TASK TO COMPLETE:
Below are records. Copy every line with "this" in it.

Stored items from a collection
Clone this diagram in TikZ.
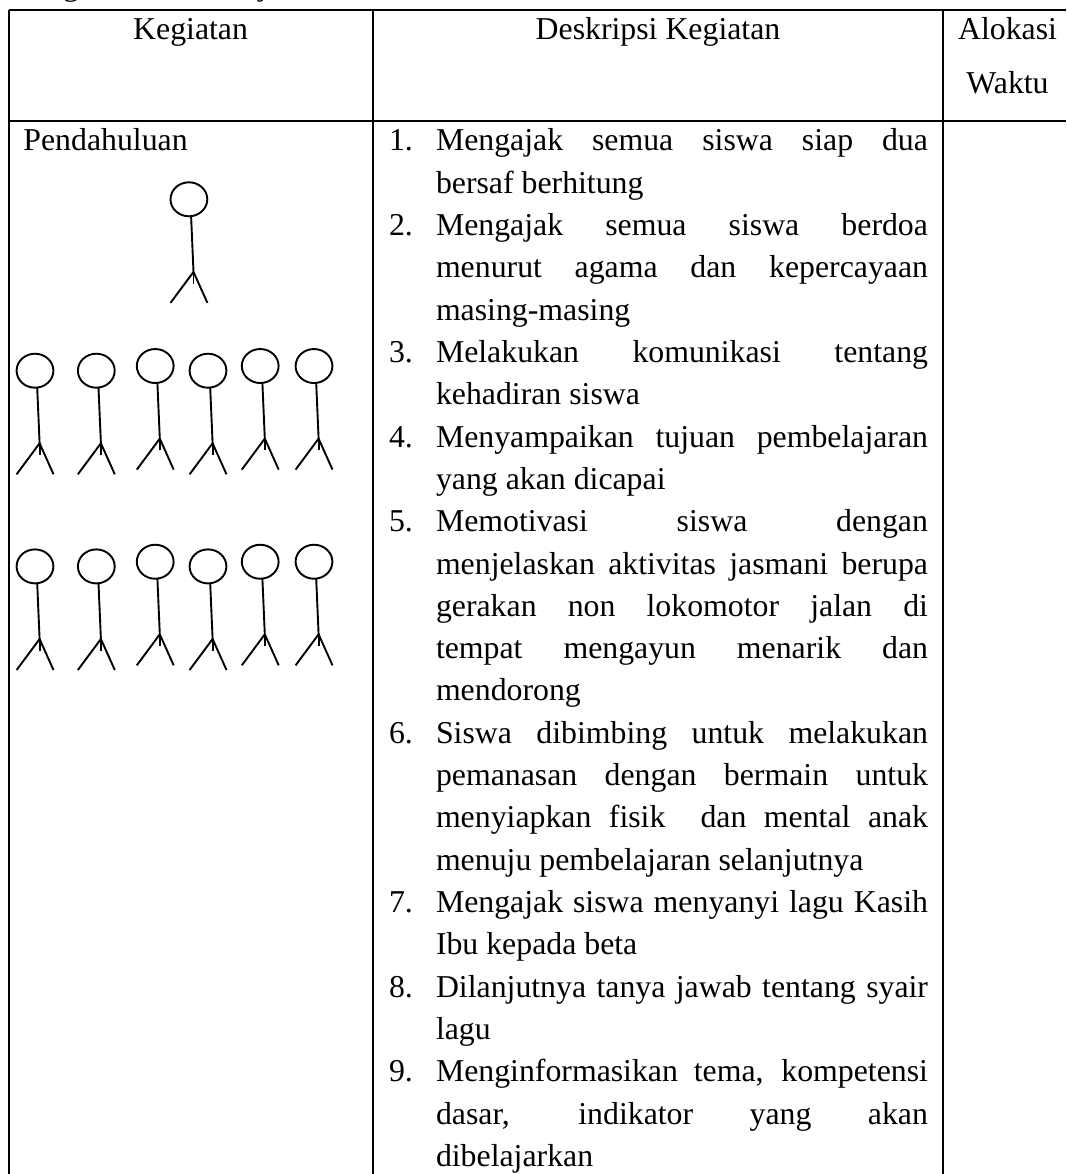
\documentclass[tikz,border=0pt]{standalone}
\usepackage{fontspec}
\setmainfont{Liberation Serif}
\newcommand\jl[1]{\makebox[492pt][s]{\spaceskip=0pt\relax #1}}
\tikzset{
  x=1pt,y=-1pt,
  rule/.style={line width=2.2pt,black},
  txt/.style={inner sep=0pt,outer sep=0pt,font=\fontsize{31.8}{42.33}\selectfont,text=black},
  head/.style={txt,anchor=base},
  num/.style={txt,anchor=base west},
  item/.style={txt,anchor=base west,text width=492pt,align=flush left},
  stick/.style={line width=1.9pt,black},
  pics/person/.style={code={
    \draw[stick] (18.4,17) ellipse [x radius=18.4,y radius=17];
    \draw[stick] (20.6,34) -- (23,89.6) -- (0,120.6);
    \draw[stick] (23,89.6) -- (36.9,120.6);
    \draw[stick] (23,89.6) -- (23,101.3);
  }}
}
\begin{document}
\begin{tikzpicture}
\useasboundingbox (0,0) rectangle (1066,1174);
\clip (0,0) rectangle (1066,1174);
% cut-off line above the table
\node[num] (caption) at (26,-4) {Kegiatan Pembelajaran};
% table rules
\coordinate (tl) at (9,10);
\coordinate (tr) at (1066,10);
\coordinate (ml) at (9,120.7);
\coordinate (mr) at (1066,120.7);
\coordinate (bl) at (9,1174);
\coordinate (ca) at (373,10);
\coordinate (cb) at (373,1174);
\coordinate (da) at (943.3,10);
\coordinate (db) at (943.3,1174);
\draw[rule] (tl) -- (tr);
\draw[rule] (ml) -- (mr);
\draw[rule] (tl) -- (bl);
\draw[rule] (ca) -- (cb);
\draw[rule] (da) -- (db);
% header
\node[head] (h1) at (190.6,40) {Kegiatan};
\node[head] (h2) at (658,40) {Deskripsi Kegiatan};
\node[head] (h3) at (1007.5,40) {Alokasi};
\node[head] (h4) at (1007.5,94) {Waktu};
\node[num] (pend) at (23.4,150.7) {Pendahuluan};
% people
\pic at (170.5,182.3) {person};
\foreach \r in {0,195.7}{
  \foreach \dx/\dy in {0/0,61.3/0,120.2/-4.67,173/0,225.2/-4.67,279/-4.67}{
    \pic at ({16.6+\dx},{353.7+\dy+\r}) {person};
  }
}
% list
\node[num] (n1) at (389,150.7) {1.};
\node[item] (i1) at (436,150.7) {\jl{Mengajak semua siswa siap dua}\\bersaf berhitung};
\node[num] (n2) at (389,235.36) {2.};
\node[item] (i2) at (436,235.36) {\jl{Mengajak semua siswa berdoa}\\\jl{menurut agama dan kepercayaan}\\masing-masing};
\node[num] (n3) at (389,362.35) {3.};
\node[item] (i3) at (436,362.35) {\jl{Melakukan komunikasi tentang}\\kehadiran siswa};
\node[num] (n4) at (389,447.01) {4.};
\node[item] (i4) at (436,447.01) {\jl{Menyampaikan tujuan pembelajaran}\\yang akan dicapai};
\node[num] (n5) at (389,531.67) {5.};
\node[item] (i5) at (436,531.67) {\jl{Memotivasi siswa dengan}\\\jl{menjelaskan aktivitas jasmani berupa}\\\jl{gerakan non lokomotor jalan di}\\\jl{tempat mengayun menarik dan}\\mendorong};
\node[num] (n6) at (389,743.32) {6.};
\node[item] (i6) at (436,743.32) {\jl{Siswa dibimbing untuk melakukan}\\\jl{pemanasan dengan bermain untuk}\\\jl{menyiapkan fisik\ \ dan mental anak}\\menuju pembelajaran selanjutnya};
\node[num] (n7) at (389,912.64) {7.};
\node[item] (i7) at (436,912.64) {\jl{Mengajak siswa menyanyi lagu Kasih}\\Ibu kepada beta};
\node[num] (n8) at (389,997.3) {8.};
\node[item] (i8) at (436,997.3) {\jl{Dilanjutnya tanya jawab tentang syair}\\lagu};
\node[num] (n9) at (389,1081.96) {9.};
\node[item] (i9) at (436,1081.96) {\jl{Menginformasikan tema, kompetensi}\\\jl{dasar, indikator yang akan}\\dibelajarkan};
\end{tikzpicture}
\end{document}
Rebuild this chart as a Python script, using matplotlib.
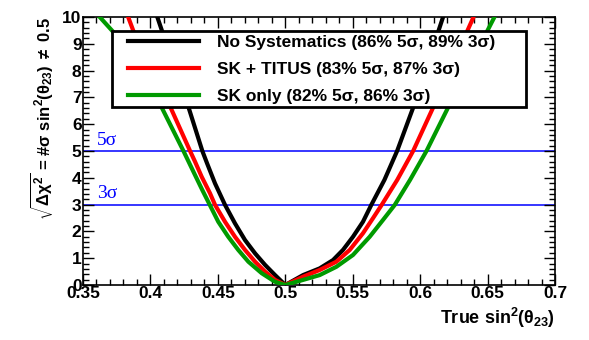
import matplotlib
matplotlib.use("Agg")
import matplotlib.pyplot as plt
from matplotlib.ticker import MultipleLocator
from matplotlib.patches import Rectangle

plt.rcParams['font.family'] = ['Liberation Sans', 'DejaVu Sans']
plt.rcParams['mathtext.fontset'] = 'custom'
plt.rcParams['mathtext.rm'] = 'Liberation Sans:bold'
plt.rcParams['mathtext.it'] = 'Liberation Sans:bold'
plt.rcParams['mathtext.bf'] = 'Liberation Sans:bold'

# values (true sin^2(theta23), sqrt(delta chi^2))
x_nosys = [0.4051, 0.4088, 0.4275, 0.4385, 0.4420, 0.4479, 0.4553, 0.4627, 0.4701, 0.4776,
           0.4850, 0.4924, 0.5,
           0.5132, 0.5255, 0.5354, 0.5428, 0.5502, 0.5576, 0.5638, 0.5735, 0.5830, 0.5949, 0.6170]
y_nosys = [10.0, 9.45, 6.75, 5.0, 4.54, 3.79, 2.99, 2.30, 1.68, 1.18,
           0.75, 0.37, 0.0,
           0.37, 0.62, 0.93, 1.31, 1.80, 2.36, 2.99, 3.92, 5.01, 6.63, 10.0]

x_titus = [0.3835, 0.3872, 0.4138, 0.4294, 0.4331, 0.4380, 0.4442, 0.4479, 0.4553, 0.4627,
           0.4701, 0.4776, 0.4850, 0.4924, 0.5,
           0.5132, 0.5255, 0.5379, 0.5478, 0.5576, 0.5650, 0.5715, 0.5830, 0.5949, 0.6097, 0.6396]
y_titus = [10.0, 9.5, 6.75, 5.0, 4.60, 4.04, 3.42, 2.99, 2.36, 1.80,
           1.31, 0.87, 0.50, 0.19, 0.0,
           0.31, 0.56, 0.87, 1.31, 1.93, 2.49, 2.99, 3.92, 5.01, 6.63, 10.0]

x_skonly = [0.3624, 0.3723, 0.4071, 0.4245, 0.4331, 0.4385, 0.4440, 0.4503, 0.4577, 0.4651,
            0.4726, 0.4825, 0.4924, 0.5,
            0.5132, 0.5255, 0.5379, 0.5502, 0.5626, 0.5725, 0.5812, 0.5925, 0.6048, 0.6208, 0.6551]
y_skonly = [10.0, 9.45, 6.75, 5.0, 4.10, 3.54, 2.99, 2.36, 1.80, 1.31,
            0.87, 0.44, 0.12, 0.0,
            0.19, 0.37, 0.68, 1.12, 1.80, 2.43, 2.99, 3.92, 5.01, 6.63, 10.0]

labels = ['No Systematics (86% 5σ, 89% 3σ)',
          'SK + TITUS (83% 5σ, 87% 3σ)',
          'SK only (82% 5σ, 86% 3σ)']
colors = ['black', '#ff0000', '#009a00']
sigma_levels = [5, 3]
sigma_labels = ['5σ', '3σ']

fig = plt.figure(figsize=(5.89, 3.40), dpi=100)
ax = fig.add_axes([83/589, 1-285/340, (555-83)/589, (285-17)/340])

for s in sigma_levels:
    ax.axhline(s, color='#0000ff', lw=1.1, zorder=1)
for s, t in zip(sigma_levels, sigma_labels):
    ax.text(0.3605, s + 0.08, t, color='#0000ff', fontsize=14,
            family='Liberation Serif', ha='left', va='bottom')

for xs, ys, c, lab in zip([x_nosys, x_titus, x_skonly], [y_nosys, y_titus, y_skonly], colors, labels):
    ax.plot(xs, ys, color=c, lw=3.0, label=lab, zorder=3, solid_joinstyle='round')

ax.set_xlim(0.35, 0.7)
ax.set_ylim(0, 10)
ax.xaxis.set_minor_locator(MultipleLocator(0.01))
ax.yaxis.set_major_locator(MultipleLocator(1))
ax.yaxis.set_minor_locator(MultipleLocator(0.2))
ax.set_xticks([0.35, 0.4, 0.45, 0.5, 0.55, 0.6, 0.65, 0.7])
ax.set_xticklabels(['0.35', '0.4', '0.45', '0.5', '0.55', '0.6', '0.65', '0.7'])
ax.tick_params(which='both', direction='in', top=True, right=True, width=1)
ax.tick_params(which='major', length=8, labelsize=12.5, pad=1)
ax.tick_params(which='minor', length=4)
for lab in ax.get_xticklabels() + ax.get_yticklabels():
    lab.set_fontweight('bold')
for sp in ax.spines.values():
    sp.set_linewidth(1.2)

ax.set_xlabel(r'True sin$^{2}$($\theta_{23}$)', fontsize=13, fontweight='bold',
              loc='right', labelpad=3)
ax.set_ylabel(r'$\sqrt{\Delta\chi^{2}}$ = #σ sin$^{2}$($\theta_{23}$) $\neq$ 0.5',
              fontsize=12, fontweight='bold', loc='top', labelpad=5)

# legend box drawn separately so its padding matches the reference
box = Rectangle((112/589, 1-107/340), (526-112)/589, (107-31)/340,
                transform=fig.transFigure, facecolor='white', edgecolor='black',
                lw=2, zorder=4, clip_on=False)
ax.add_patch(box)
leg = ax.legend(loc='upper left', bbox_to_anchor=(128/589, 1-35/340),
                bbox_transform=fig.transFigure, borderaxespad=0, frameon=False,
                prop={'weight': 'bold', 'size': 12.5},
                handlelength=4.1, handletextpad=1.0, labelspacing=0.67,
                borderpad=0)
leg.set_zorder(5)

fig.savefig('out.png', dpi=100)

RESULT BELOW:
Clone this diagram in TikZ.
Rebuild this chart as a Python script, using matplotlib.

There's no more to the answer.